Students use geographic information systems to help food bank connect its clients with healthy food


Students Ren Bee, Priscilla Duarte, Suzanne Beshore and Linda Luna outside the Sacramento Food Bank & Family Services.

Editor's note: This story was first published in fall 2011. As of June 2012, Bee is an inaugural graduate of the School of Nursing.

Less than six months after classes opened at the recently launched Betty Irene Moore School of Nursing at UC Davis, students help improve health through projects that help community organizations solve health issues. One class project, for example, uses technology to make it easier for people to easily find accessible, nutritious and affordable food.

Ren Bee and Suzanne Beshore, two Master of Science students in the Nursing Science and Health-Care Leadership graduate degree program, partner with the Sacramento Food Bank & Family Services through the course, Community Connections. The Food Bank provides low-income families with food assistance and many other critical health services.
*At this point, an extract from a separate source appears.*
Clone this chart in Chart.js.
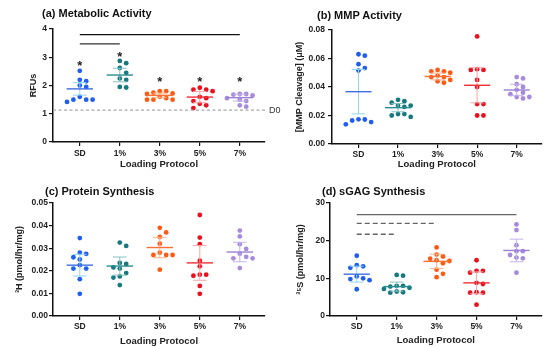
<!DOCTYPE html>
<html>
<head>
<meta charset="utf-8">
<script src="https://cdn.jsdelivr.net/npm/chart.js@4.4.1/dist/chart.umd.min.js"></script>
<style>
  html, body { margin: 0; padding: 0; background: #fff; }
  body { width: 544px; height: 347px; position: relative; overflow: hidden; font-family: 'Liberation Sans', Arial, sans-serif; }
  .panel { position: absolute; }
  .ptitle { position: absolute; font-weight: bold; font-size: 11px; line-height: 13px; color: #111; white-space: nowrap; }
</style>
</head>
<body>
<div class="panel" style="left:0;top:0;width:290px;height:170px"><canvas id="chartA"></canvas></div>
<div class="panel" style="left:272px;top:0;width:272px;height:170px"><canvas id="chartB"></canvas></div>
<div class="panel" style="left:0;top:170px;width:272px;height:177px"><canvas id="chartC"></canvas></div>
<div class="panel" style="left:272px;top:170px;width:272px;height:177px"><canvas id="chartD"></canvas></div>

<div class="ptitle" style="left:42px;top:7px">(a) Metabolic Activity</div>
<div class="ptitle" style="left:317px;top:9px">(b) MMP Activity</div>
<div class="ptitle" style="left:45px;top:185px">(c) Protein Synthesis</div>
<div class="ptitle" style="left:322px;top:185px">(d) sGAG Synthesis</div>

<script>
const categories = ['SD', '1%', '3%', '5%', '7%'];

const pointColors = ['#1f5ef0', '#16797f', '#ff5a14', '#ec0f1d', '#a68bdc'];
const meanColors = ['#3f6fe0', '#2a8d90', '#ff6f33', '#f03038', '#9a80d6'];
const errorColors = ['#8fd4f4', '#86c1c3', '#ffb38a', '#f6a7aa', '#c4b3ea'];

/* (a) Metabolic activity, RFUs */
const metabolicValues = [
  [2.52, 2.2, 2.15, 2.0, 1.95, 1.6, 1.5, 1.5, 1.5, 1.42],
  [2.87, 2.79, 2.62, 2.45, 2.25, 2.2, 1.95, 1.93],
  [1.8, 1.8, 1.75, 1.72, 1.7, 1.6, 1.55, 1.5, 1.5, 1.5],
  [1.92, 1.85, 1.85, 1.8, 1.6, 1.55, 1.45, 1.35, 1.3, 1.2],
  [1.7, 1.7, 1.68, 1.65, 1.55, 1.5, 1.45, 1.3, 1.25],
];
const metabolicMeans = [1.88, 2.37, 1.65, 1.59, 1.57];
const metabolicErrors = [0.22, 0.24, 0.08, 0.2, 0.12];
const metabolicTicks = ['0', '1', '2', '3', '4'];
const metabolicStars = [2.8, 3.1, 2.22, 2.22, 2.22];
const metabolicD0 = 1.13;

/* (b) MMP activity, uM */
const mmpValues = [
  [0.063, 0.062, 0.056, 0.0533, 0.0515, 0.0173, 0.0172, 0.0165, 0.0154, 0.0138],
  [0.031, 0.03, 0.029, 0.027, 0.027, 0.026, 0.021, 0.021, 0.02, 0.019],
  [0.052, 0.051, 0.051, 0.05, 0.048, 0.047, 0.047, 0.045, 0.044, 0.043],
  [0.0755, 0.0525, 0.052, 0.052, 0.045, 0.04, 0.028, 0.028, 0.02, 0.02],
  [0.047, 0.046, 0.042, 0.04, 0.038, 0.036, 0.035, 0.033, 0.033, 0.032],
];
const mmpMeans = [0.0367, 0.0255, 0.0474, 0.0412, 0.0379];
const mmpErrors = [0.0156, 0.0029, 0.0024, 0.0123, 0.004];
const mmpTicks = ['0.00', '0.02', '0.04', '0.06', '0.08'];

/* (c) Protein synthesis, 3H */
const proteinValues = [
  [0.0345, 0.028, 0.0275, 0.026, 0.025, 0.0225, 0.021, 0.021, 0.0163, 0.0098],
  [0.0325, 0.031, 0.0235, 0.023, 0.0215, 0.021, 0.019, 0.0175, 0.017, 0.0137],
  [0.039, 0.037, 0.035, 0.032, 0.028, 0.027, 0.027, 0.027, 0.0205],
  [0.0447, 0.0347, 0.0318, 0.0245, 0.022, 0.0183, 0.0183, 0.0178, 0.0133, 0.0098],
  [0.0378, 0.0352, 0.0318, 0.0297, 0.0275, 0.0262, 0.0255, 0.0255, 0.0212],
];
const proteinMeans = [0.0225, 0.0221, 0.0303, 0.0235, 0.0283];
const proteinErrors = [0.0048, 0.004, 0.0045, 0.0077, 0.0043];
const proteinTicks = ['0.00', '0.01', '0.02', '0.03', '0.04', '0.05'];

/* (d) sGAG synthesis, 35S */
const sgagValues = [
  [16.0, 13.5, 13.2, 12.8, 10.5, 10.0, 9.8, 9.5, 7.1],
  [10.9, 10.7, 8.0, 8.0, 7.8, 7.5, 7.2, 6.5, 6.3, 6.2],
  [18.2, 16.3, 15.8, 15.2, 14.8, 14.6, 14.0, 12.3, 11.2, 10.3],
  [14.8, 12.0, 12.0, 11.5, 8.8, 8.5, 6.3, 6.2, 6.2, 3.0],
  [24.3, 22.8, 18.8, 17.2, 17.2, 16.2, 15.5, 15.3, 11.5],
];
const sgagMeans = [11.1, 7.8, 14.5, 8.8, 17.4];
const sgagErrors = [2.1, 1.2, 1.9, 2.9, 3.0];
const sgagTicks = ['0', '10', '20', '30'];

const fontFamily = "'Liberation Sans', Arial, sans-serif";
Chart.defaults.font.family = fontFamily;

/* spread points of one group sideways so they don't overlap */
function swarm(values, index, pxPerY) {
  const step = 0.16, pxPerX = 40, minDist = 5.2;
  const placed = [];
  return values.map((v) => {
    let off = 0;
    for (let k = 0; k < 14; k++) {
      const cand = (k % 2 ? 1 : -1) * Math.ceil(k / 2) * step;
      const ok = placed.every((p) => Math.hypot((p.x - cand) * pxPerX, (p.y - v) * pxPerY) >= minDist);
      if (ok) { off = cand; break; }
    }
    placed.push({ x: off, y: v });
    return { x: index + off, y: v };
  });
}

const summaryPlugin = {
  id: 'summary',
  afterDatasetsDraw(chart, args, opts) {
    const { ctx, chartArea } = chart;
    const x = chart.scales.x, y = chart.scales.y;
    ctx.save();

    if (opts.baseline != null) {
      const py = y.getPixelForValue(opts.baseline);
      ctx.strokeStyle = '#a8a8a8';
      ctx.lineWidth = 1.2;
      ctx.setLineDash([3, 2.5]);
      ctx.beginPath();
      ctx.moveTo(chartArea.left, py);
      ctx.lineTo(chartArea.right + 2, py);
      ctx.stroke();
      ctx.setLineDash([]);
      ctx.fillStyle = '#333';
      ctx.font = `9px ${fontFamily}`;
      ctx.textBaseline = 'middle';
      ctx.textAlign = 'left';
      ctx.fillText('D0', chartArea.right + 4, py);
    }

    opts.means.forEach((m, i) => {
      const cx = x.getPixelForValue(i);
      const top = y.getPixelForValue(m + opts.errors[i]);
      const bot = y.getPixelForValue(m - opts.errors[i]);
      const cap = x.getPixelForValue(i + 0.17) - cx;
      const half = x.getPixelForValue(i + 0.33) - cx;
      const my = y.getPixelForValue(m);

      ctx.strokeStyle = errorColors[i];
      ctx.lineWidth = 1;
      ctx.beginPath();
      ctx.moveTo(cx, top); ctx.lineTo(cx, bot);
      ctx.moveTo(cx - cap, top); ctx.lineTo(cx + cap, top);
      ctx.moveTo(cx - cap, bot); ctx.lineTo(cx + cap, bot);
      ctx.stroke();

      ctx.strokeStyle = meanColors[i];
      ctx.lineWidth = 1.4;
      ctx.beginPath();
      ctx.moveTo(cx - half, my); ctx.lineTo(cx + half, my);
      ctx.stroke();
    });

    (opts.brackets || []).forEach((b) => {
      const py = y.getPixelForValue(b.value);
      ctx.strokeStyle = b.color;
      ctx.lineWidth = 1.3;
      ctx.setLineDash(b.dashed ? [5, 3] : []);
      ctx.beginPath();
      ctx.moveTo(x.getPixelForValue(b.from), py);
      ctx.lineTo(x.getPixelForValue(b.to), py);
      ctx.stroke();
    });
    ctx.setLineDash([]);

    (opts.stars || []).forEach((s, i) => {
      ctx.fillStyle = '#222';
      ctx.font = `bold 13px ${fontFamily}`;
      ctx.textAlign = 'center';
      ctx.textBaseline = 'alphabetic';
      ctx.fillText('*', x.getPixelForValue(i), y.getPixelForValue(s) + 7);
    });

    ctx.restore();
  },
};

function makeChart(id, cfg) {
  const yTickValues = cfg.ticks.map(Number);
  const yMax = yTickValues[yTickValues.length - 1];
  const datasets = cfg.values.map((vals, i) => ({
    data: swarm(vals, i, 113 / yMax),
    backgroundColor: pointColors[i],
    pointRadius: 2.4,
    pointHoverRadius: 2.4,
    borderWidth: 0,
  }));

  new Chart(document.getElementById(id), {
    type: 'scatter',
    data: { datasets },
    options: {
      responsive: true,
      maintainAspectRatio: false,
      animation: false,
      events: [],
      layout: { padding: cfg.padding },
      plugins: {
        legend: { display: false },
        tooltip: { enabled: false },
        summary: {
          means: cfg.means,
          errors: cfg.errors,
          brackets: cfg.brackets || [],
          stars: cfg.stars || [],
          baseline: cfg.baseline,
        },
      },
      scales: {
        x: {
          type: 'linear',
          min: -0.67,
          max: 4.63,
          afterBuildTicks: (s) => { s.ticks = categories.map((c, i) => ({ value: i })); },
          afterFit: (s) => { s.height = cfg.xHeight; },
          ticks: {
            callback: (v) => categories[v],
            font: { size: 8.5, weight: 'bold' },
            color: '#222',
            padding: cfg.xPad,
            maxRotation: 0,
            autoSkip: false,
          },
          grid: { drawOnChartArea: false, tickLength: 4, color: '#111', lineWidth: 1.2 },
          border: { color: '#111', width: 1.5 },
          title: {
            display: true,
            text: 'Loading Protocol',
            font: { size: 9.5, weight: 'bold' },
            color: '#222',
            padding: 0,
          },
        },
        y: {
          min: 0,
          max: yMax,
          afterBuildTicks: (s) => { s.ticks = yTickValues.map((v) => ({ value: v })); },
          afterFit: (s) => { s.width = cfg.yWidth; },
          ticks: {
            callback: (v, i) => cfg.ticks[i],
            font: { size: 8.5, weight: 'bold' },
            color: '#222',
            padding: cfg.yPad,
            autoSkip: false,
          },
          grid: { drawOnChartArea: false, tickLength: 4, color: '#111', lineWidth: 1.2 },
          border: { color: '#111', width: 1.5 },
          title: {
            display: true,
            text: cfg.yTitle,
            font: { size: 9, weight: 'bold' },
            color: '#222',
            padding: 0,
          },
        },
      },
    },
    plugins: [summaryPlugin],
  });
}

makeChart('chartA', {
  values: metabolicValues, means: metabolicMeans, errors: metabolicErrors, ticks: metabolicTicks,
  yTitle: 'RFUs',
  stars: metabolicStars,
  baseline: metabolicD0,
  brackets: [
    { from: 0, to: 1, value: 3.47, color: '#333', dashed: false },
    { from: 0, to: 4, value: 3.8, color: '#111', dashed: false },
  ],
  padding: { left: 28.6, right: 25, top: 29, bottom: 0 },
  yWidth: 24.4, xHeight: 28, xPad: 3, yPad: 2,
});

makeChart('chartB', {
  values: mmpValues, means: mmpMeans, errors: mmpErrors, ticks: mmpTicks,
  yTitle: '[MMP Cleavage] (μM)',
  padding: { left: 22.6, right: 0, top: 30, bottom: 0 },
  yWidth: 37.4, xHeight: 26, xPad: 2, yPad: 3,
});

makeChart('chartC', {
  values: proteinValues, means: proteinMeans, errors: proteinErrors, ticks: proteinTicks,
  yTitle: '³H (pmol/hr/mg)',
  padding: { left: 14.6, right: 7, top: 33, bottom: 0 },
  yWidth: 38.4, xHeight: 31, xPad: 2, yPad: 1,
});

makeChart('chartD', {
  values: sgagValues, means: sgagMeans, errors: sgagErrors, ticks: sgagTicks,
  yTitle: '³⁵S (pmol/hr/mg)',
  brackets: [
    { from: 0, to: 4, value: 26.9, color: '#666', dashed: false },
    { from: 0, to: 2, value: 24.6, color: '#666', dashed: true },
    { from: 0, to: 1, value: 21.7, color: '#666', dashed: true },
  ],
  padding: { left: 23.6, right: 0, top: 33, bottom: 1.3 },
  yWidth: 34.4, xHeight: 29.7, xPad: 2, yPad: 1,
});
</script>
</body>
</html>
Food Bank leaders met with Community Connections’ students early in the fall semester to determine projects that best support the organization’s needs. Bee and Beshore determined that geographic information systems, GIS, could help the Food Bank’s clients find resources such as local food markets that offer healthy and nutritious food in their neighborhoods.

"GIS can be a great tool because it provides a great visual analysis of various research data and it highlights health and illness issues in populations,” Bee said.

Several studies in the last decade found that areas with decreased economic and social resources have higher rates of obesity due to a lack of healthy food choices in supermarkets and eating establishments. Lack of nutritious food is linked to health risks such as obesity, diabetes and other illnesses. Food bank leaders lacked support to help individuals easily find healthy and nutritious food and hoped the Community Connections students would discover creative solutions.

Bee, who also works as a trauma nurse at California Shock Trauma Air Rescue, first used GIS in early 2011 to develop the tool for the Sacramento Food Bank. Additionally, Bee and other students contributed to the creation of a new GIS class with Estella Geraghty, an assistant professor at the UC Davis School of Medicine. Six master’s degree students from the School of Nursing and one student from the Health Informatics Graduate Degree Program enrolled in the class.

“GIS supports the analysis of various scientific research that can be used across all disciplines in health care, not just nursing,” Bee said. “We hope our GIS course can help promote interdisciplinary education that could include other graduate students at UC Davis, including Public Health, the Graduate School of Management as well as the School of Medicine.”

Bee and 32 other members of the inaugural classes at the school take leadership roles in their individual studies, oftentimes in team-based projects with community partners such as the Sacramento Food Bank. As the inaugural classes take a role in the creation of new courses—such as the interdisciplinary GIS course—their work helps shape the curriculum for future scholars at the School of Nursing and UC Davis Health.

Bee is considering a master’s degree thesis that will examine how well GIS identifies community resources. He aspires to serve communities in Sacramento which need the most help and simultaneously create a foundation for countless future UC Davis students to integrate GIS in their interprofessional studies and careers. “It is an honor to be one of the inaugural students at the Betty Irene Moore School of Nursing, a place that supports innovative and interprofessional thinking needed to solve society’s health problems,” Bee said.